Full Quiver Theology: legit or crazy?

Ladies, what do y’all know about the subsection of Christians who adhere to the verse in Psalms about children being a blessing from the Lord, etc who don’t agree with tracking their cycles or their fertility at all, but instead let God plan their families? If you’re familiar with this group you may be on guard immediately, but I’m not saying all of it is necessarily God’s plan. For example, I’m not saying the borderline misogynistic way that the men make decisions for the family is what God meant by giving Adam eve. I don’t even know for sure if any of it is what He wants from us.

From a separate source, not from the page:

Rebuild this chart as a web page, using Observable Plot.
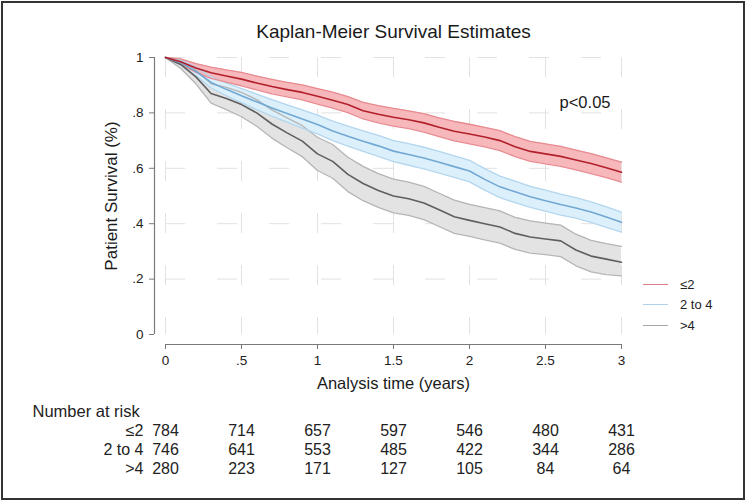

I can’t speak for others, but He’s had me on a journey to surrender this area of my life to Him. I am a woman who struggled with self-worth issues most of my life until He redeemed me from that. I selfishly wanted just one child and one pregnancy when my now-hubby and I were engaged because I was afraid what a pregnancy would do to my body. It’s a very long story, but over time the Lord asked me to give that to Him and set within me a desire to mother again when my firstborn was close to 18 months old. It was a painful season because my husband did not want another child for close to a year. Finally, he relented when my OBGYN said my chronic pain could be reset if I had another pregnancy. The Lord softened his heart and one month later we were pregnant! We both come from high fertility families. My parents made the medical decision to limit their family after my younger sister was born, but my husband is 1 of 8. So a BIG family. It had its ups and downs, but he doesn’t want that for us. It’s odd, but neither do I. I DO however, feel led of the Lord to be obedient to Him and trust His plan with our family size. I recently learned of this theology (see title) and it makes sense to me! When I researched a bit more, I liked that it said many of the couples went on to have no children or only ___ number of children. Surrendering doesn’t mean we will 100% have a large family, but I have to

wonder: how much richer would our lives be if my husband and I took this step of faith on a swiftly tilting planet moving farther and farther from the Son?

I’d love to know thoughts you have and if you know people like this. We have some good friends who have surrendered their fertility to God and He has never forsaken them. He’s always provided for them.